Task details -
Assemble all lines in which the string "chart" appears.
──────────
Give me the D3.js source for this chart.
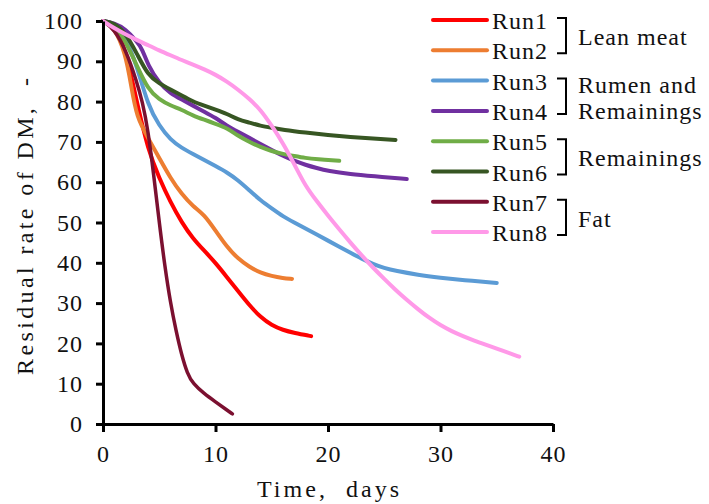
<!DOCTYPE html>
<html>
<head>
<meta charset="utf-8">
<script src="https://cdn.jsdelivr.net/npm/d3@7"></script>
<style>
  body { margin: 0; background: #fff; }
  text { font-family: "Liberation Serif", "DejaVu Serif", serif; fill: #111; letter-spacing: 1px; }
</style>
</head>
<body>
<script>
// Data: time (days) and residual rate of DM
var run1T = [0, 1, 2, 3, 4, 5, 6, 7, 8, 9, 10, 11, 12, 13, 14, 15, 16, 17, 18.5];
var run1V = [100, 99, 93, 80, 68, 61, 55, 50, 46, 43, 40, 36.5, 33, 29.5, 26.5, 24.5, 23.3, 22.6, 21.8];

var run2T = [0, 1, 2, 2.5, 3, 4, 5, 6, 7, 8, 9, 10, 11, 12, 13, 14, 15, 16, 16.8];
var run2V = [100, 98.5, 92, 84, 76, 71, 66, 61, 57, 54, 52, 48, 44, 41, 39, 37.5, 36.7, 36.2, 36];

var run3T = [0, 1, 2, 3, 4, 5, 6, 7, 8, 9, 10, 11, 12, 13, 14, 15, 16, 17, 18, 19, 20, 21, 22, 23, 24, 25, 26, 28, 30, 32, 35];
var run3V = [100, 99, 96, 89, 79, 74, 70.5, 68.5, 67, 65.5, 64, 62.5, 60.5, 58, 55.5, 53.5, 51.5, 50, 48.5, 47, 45.5, 44, 42.5, 41, 39.7, 38.7, 38, 37, 36.3, 35.7, 35];

var run4T = [0, 1, 2, 3, 3.5, 4, 5, 6, 7, 8, 9, 10, 11, 12, 13, 14, 15, 16, 17, 18, 19, 20, 22, 24, 27];
var run4V = [100, 99.5, 98, 95, 93, 89, 84.5, 82, 80.5, 79, 77.5, 76, 74, 72.5, 71, 69.5, 68, 66.5, 65.3, 64.3, 63.5, 62.8, 62, 61.5, 60.8];

var run5T = [0, 1, 2, 3, 4, 5, 6, 7, 8, 9, 10, 11, 12, 13, 14, 15, 16, 17, 18, 19, 21];
var run5V = [100, 99, 95, 89, 83, 80.5, 79, 78, 76.5, 75.5, 74.5, 73.5, 71.5, 70, 68.7, 67.7, 67, 66.5, 66, 65.7, 65.3];

var run6T = [0, 1, 2, 3, 4, 5, 6, 7, 8, 9, 10, 11, 12, 13, 14, 15, 16, 18, 20, 22, 24, 26];
var run6V = [100, 99.5, 97, 92, 86.5, 84.5, 83, 81.5, 80, 79, 78, 77, 75.5, 74.8, 74, 73.5, 73, 72.3, 71.7, 71.2, 70.8, 70.5];

var run7T = [0, 1, 2, 3, 3.5, 4, 4.5, 5, 5.5, 6, 6.5, 7, 7.5, 8, 9, 10, 11, 11.5];
var run7V = [100, 98, 93, 85, 80, 73, 62, 50, 39, 30, 23, 17, 12.5, 10, 7.5, 5.5, 3.5, 2.5];

var run8T = [0, 1, 2, 3, 4, 5, 6, 7, 8, 9, 10, 11, 12, 13, 14, 15, 16, 17, 18, 19, 20, 21, 22, 23, 24, 25, 26, 27, 28, 29, 30, 31, 32, 33, 34, 35, 36, 37];
var run8V = [100, 98.2, 96.7, 95.3, 94, 92.7, 91.5, 90.3, 89.2, 88, 86.7, 85, 83, 80.7, 78, 74, 69.7, 64.5, 59, 55.3, 51.7, 48.3, 45, 41.8, 38.8, 36, 33.3, 30.8, 28.5, 26.3, 24.5, 23, 21.8, 20.7, 19.7, 18.7, 17.7, 16.7];

var runNames = ["Run1", "Run2", "Run3", "Run4", "Run5", "Run6", "Run7", "Run8"];
var runColors = ["#ff0000", "#ed7d31", "#5b9bd5", "#7030a0", "#70ad47", "#375623", "#7b1030", "#ff99e8"];
var groupLabels = [["Lean meat"], ["Rumen and", "Remainings"], ["Remainings"], ["Fat"]];

var xTicks = [0, 10, 20, 30, 40];
var yTicks = [0, 10, 20, 30, 40, 50, 60, 70, 80, 90, 100];

var runs = [
  [run1T, run1V], [run2T, run2V], [run3T, run3V], [run4T, run4V],
  [run5T, run5V], [run6T, run6V], [run7T, run7V], [run8T, run8V]
].map(function (r, i) {
  return { name: runNames[i], color: runColors[i], pts: r[0].map(function (t, j) { return [t, r[1][j]]; }) };
});

// Set the dimensions and margins of the graph
var margin = { top: 21, right: 156, bottom: 80, left: 103 },
    width = 709 - margin.left - margin.right,
    height = 504 - margin.top - margin.bottom;

var root = d3.select("body")
    .append("svg")
    .attr("width", 709)
    .attr("height", 504);

var svg = root.append("g")
    .attr("transform", "translate(" + margin.left + "," + margin.top + ")");

// Scales
var x = d3.scaleLinear().domain([0, 40]).range([0, width]);
var y = d3.scaleLinear().domain([0, 100]).range([height, 0]);

// Lines
var line = d3.line()
    .x(function (d) { return x(d[0]); })
    .y(function (d) { return y(d[1]); })
    .curve(d3.curveBasis);

svg.selectAll(".run")
    .data(runs)
    .enter().append("path")
    .attr("class", "run")
    .attr("fill", "none")
    .attr("stroke", function (d) { return d.color; })
    .attr("stroke-width", function (d) { return d.name === "Run7" ? 3.5 : 4; })
    .attr("stroke-linecap", "round")
    .attr("d", function (d) { return line(d.pts); });

// X axis
var xAxis = svg.append("g")
    .attr("transform", "translate(0," + height + ")")
    .call(d3.axisBottom(x).tickValues(xTicks).tickSize(8).tickSizeOuter(0).tickPadding(13));

// Y axis
var yAxis = svg.append("g")
    .call(d3.axisLeft(y).tickValues(yTicks).tickSize(7).tickSizeOuter(0).tickPadding(13));

[xAxis, yAxis].forEach(function (a) {
  a.select(".domain").attr("stroke", "#000").attr("stroke-width", 3);
  a.selectAll(".tick line").attr("stroke", "#000").attr("stroke-width", 3);
  a.selectAll(".tick text")
    .style("font-family", "Liberation Serif, serif")
    .style("font-size", "24px")
    .attr("fill", "#111");
});

// Axis labels
svg.append("text")
    .attr("x", 154)
    .attr("y", height + 73)
    .style("font-size", "24px")
    .attr("xml:space", "preserve")
    .attr("textLength", 143)
    .attr("lengthAdjust", "spacing")
    .text("Time,  days");

svg.append("text")
    .attr("transform", "translate(-70," + (375 - margin.top) + ") rotate(-90)")
    .style("font-size", "24px")
    .attr("xml:space", "preserve")
    .attr("textLength", 298)
    .attr("lengthAdjust", "spacing")
    .text("Residual rate of DM,  -");

// Legend
var legend = root.selectAll(".legend")
    .data(runs)
    .enter().append("g")
    .attr("class", "legend")
    .attr("transform", function (d, i) { return "translate(433," + (20 + i * 30.3) + ")"; });

legend.append("line")
    .attr("x1", 0).attr("x2", 54)
    .attr("stroke", function (d) { return d.color; })
    .attr("stroke-width", 4)
    .attr("stroke-linecap", "round");

legend.append("text")
    .attr("x", 59)
    .attr("y", 9)
    .style("font-size", "24px")
    .text(function (d) { return d.name; });

// Group brackets
var groups = root.selectAll(".group")
    .data(groupLabels)
    .enter().append("g")
    .attr("class", "group")
    .attr("transform", function (d, i) { return "translate(0," + (20 + i * 2 * 30.3) + ")"; });

groups.append("path")
    .attr("fill", "none")
    .attr("stroke", "#000")
    .attr("stroke-width", 2)
    .attr("d", "M557,-2H566V33.3H557");

groups.append("text")
    .attr("x", 578)
    .attr("y", 0)
    .style("font-size", "24px")
    .selectAll("tspan")
    .data(function (d) { return d; })
    .enter().append("tspan")
    .attr("x", 578)
    .attr("dy", function (d, i, n) { return i === 0 ? (n.length > 1 ? 12 : 25) : 26; })
    .text(function (d) { return d; });
</script>
</body>
</html>
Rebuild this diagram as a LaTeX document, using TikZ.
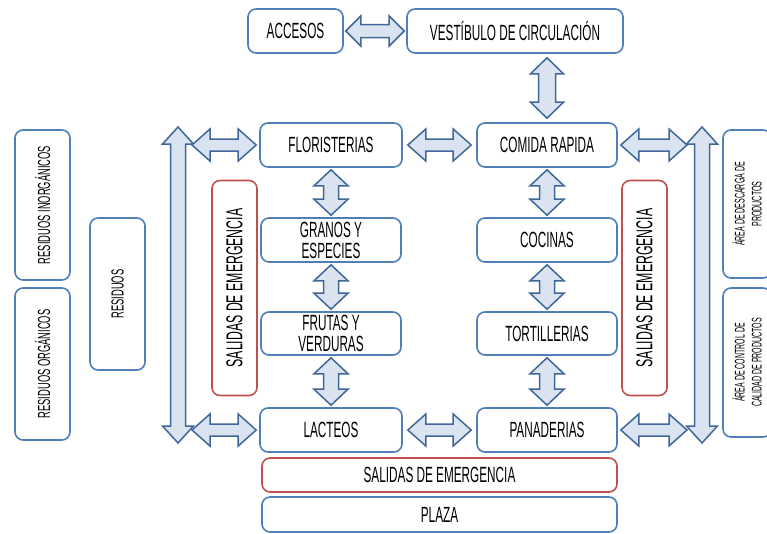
\documentclass[tikz,border=0pt]{standalone}
\usepackage{fontspec}
\setmainfont{Liberation Sans}[FakeStretch=0.535]
\newfontfamily\narrowsans{Liberation Sans}[FakeStretch=0.5]
\usetikzlibrary{calc}

\definecolor{boxblue}{HTML}{4F7FBA}
\definecolor{arrowblue}{HTML}{41679A}
\definecolor{arrowfill}{HTML}{DAE4F1}
\definecolor{boxred}{HTML}{C0504D}

\tikzset{
  box/.style={draw=boxblue, line width=1.6pt, rounded corners=8pt, fill=white,
    align=center, inner sep=0pt, font=\fontsize{22}{21}\selectfont},
  redbox/.style={box, draw=boxred},
  vbox/.style={box, rotate=90},
  sidebox/.style={vbox, font=\fontsize{17.5}{18}\selectfont},
  areabox/.style={vbox, font=\narrowsans\fontsize{14}{17}\selectfont},
  blockarrow/.style={draw=arrowblue, fill=arrowfill, line width=1.5pt, line join=miter},
}

% horizontal double block arrow: ends, gap, head half-width, shaft half-width, head length
\newcommand\harrow[6]{%
  \draw[blockarrow] let \p1=($(#1)+(#3,0)$), \p2=($(#2)-(#3,0)$) in
  (\x1,\y1) -- (\x1+#6,\y1+#4) -- (\x1+#6,\y1+#5) -- (\x2-#6,\y1+#5) -- (\x2-#6,\y1+#4)
  -- (\x2,\y1) -- (\x2-#6,\y1-#4) -- (\x2-#6,\y1-#5) -- (\x1+#6,\y1-#5) -- (\x1+#6,\y1-#4) -- cycle;}
% vertical double block arrow: top end, bottom end, gap, head half-width, shaft half-width, head length
\newcommand\varrow[6]{%
  \draw[blockarrow] let \p1=($(#1)+(0,#3)$), \p2=($(#2)-(0,#3)$) in
  (\x1,\y1) -- (\x1+#4,\y1-#6) -- (\x1+#5,\y1-#6) -- (\x1+#5,\y2+#6) -- (\x1+#4,\y2+#6)
  -- (\x1,\y2) -- (\x1-#4,\y2+#6) -- (\x1-#5,\y2+#6) -- (\x1-#5,\y1-#6) -- (\x1-#4,\y1-#6) -- cycle;}

\begin{document}
\begin{tikzpicture}[x=1pt,y=-1pt]
\clip (0,0) rectangle (767,533);

% top row
\node[box, minimum width=95, minimum height=44] (acc) at (295.5,31) {ACCESOS};
\node[box, minimum width=216, minimum height=44] (vest) at (515,31) {VESTÍBULO DE CIRCULACIÓN};

% left column of stalls
\node[box, minimum width=142, minimum height=44] (flor) at (331,145) {FLORISTERIAS};
\node[box, minimum width=140, minimum height=44] (granos) at (331,240) {GRANOS Y\\ESPECIES};
\node[box, minimum width=140, minimum height=43] (frutas) at (331,333.5) {FRUTAS Y\\VERDURAS};
\node[box, minimum width=142, minimum height=44] (lacteos) at (331,430) {LACTEOS};

% right column of stalls
\node[box, minimum width=140, minimum height=44] (comida) at (547,145) {COMIDA RAPIDA};
\node[box, minimum width=140, minimum height=44] (cocinas) at (547,240) {COCINAS};
\node[box, minimum width=140, minimum height=43] (tortill) at (547,333.5) {TORTILLERIAS};
\node[box, minimum width=140, minimum height=44] (panad) at (547,430) {PANADERIAS};

% emergency exits
\node[redbox, rotate=90, minimum width=215, minimum height=45,
      font=\fontsize{23}{22}\selectfont] (salL) at (234.5,288) {SALIDAS DE EMERGENCIA};
\node[redbox, rotate=90, minimum width=215, minimum height=45,
      font=\fontsize{23}{22}\selectfont] (salR) at (644.5,288) {SALIDAS DE EMERGENCIA};
\node[redbox, minimum width=355, minimum height=34] (salB) at (439.5,475) {SALIDAS DE EMERGENCIA};
\node[box, minimum width=355, minimum height=35] (plaza) at (439.5,514.5) {PLAZA};

% waste area
\node[sidebox, minimum width=150, minimum height=55] (resI) at (42.5,205) {RESIDUOS INORGÁNICOS};
\node[sidebox, minimum width=152, minimum height=55] (resO) at (42.5,364) {RESIDUOS ORGÁNICOS};
\node[sidebox, minimum width=152, minimum height=55] (res) at (117.5,294) {RESIDUOS};

% goods area
\node[areabox, minimum width=148, minimum height=48] (descarga) at (747,204) {ÁREA DE DESCARGA DE\\PRODUCTOS};
\node[areabox, minimum width=149, minimum height=48] (control) at (747,362.5) {ÁREA DE CONTROL DE\\CALIDAD DE PRODUCTOS};

% ends of the side corridors
\coordinate (lvt) at (178,127);
\coordinate (lvb) at (178,443);
\coordinate (rvt) at (702,127);
\coordinate (rvb) at (702,443);
\coordinate (lf) at (189,145);
\coordinate (ll) at (189,430);
\coordinate (rf) at (690,145);
\coordinate (rl) at (690,430);

% side corridors
\varrow{lvt}{lvb}{0}{15.5pt}{7.5pt}{17pt}
\varrow{rvt}{rvb}{0}{15.5pt}{7.5pt}{17pt}

% horizontal links
\harrow{acc.east}{vest.west}{2}{15pt}{6.5pt}{15pt}
\harrow{lf}{flor.west}{3}{16pt}{6pt}{18pt}
\harrow{flor.east}{comida.west}{5}{16pt}{6pt}{18pt}
\harrow{comida.east}{rf}{3}{16pt}{6pt}{18pt}
\harrow{ll}{lacteos.west}{3}{16pt}{6pt}{18pt}
\harrow{lacteos.east}{panad.west}{5}{16pt}{6pt}{18pt}
\harrow{panad.east}{rl}{3}{16pt}{6pt}{18pt}

% vertical links
\varrow{vest.south -| comida.north}{comida.north}{4}{16.5pt}{8.5pt}{16pt}
\varrow{flor.south}{granos.north}{2}{17pt}{7.5pt}{16pt}
\varrow{granos.south}{frutas.north}{2}{17pt}{7.5pt}{16pt}
\varrow{frutas.south}{lacteos.north}{2}{17pt}{7.5pt}{16pt}
\varrow{comida.south}{cocinas.north}{2}{17pt}{7.5pt}{16pt}
\varrow{cocinas.south}{tortill.north}{2}{17pt}{7.5pt}{16pt}
\varrow{tortill.south}{panad.north}{2}{17pt}{7.5pt}{16pt}
\end{tikzpicture}
\end{document}
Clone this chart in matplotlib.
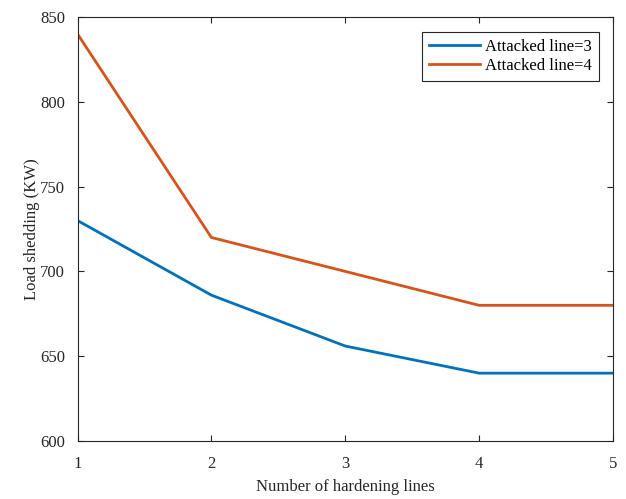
──────────
Task answer -
Give me the D3.js source for this chart.
Clone this chart in matplotlib.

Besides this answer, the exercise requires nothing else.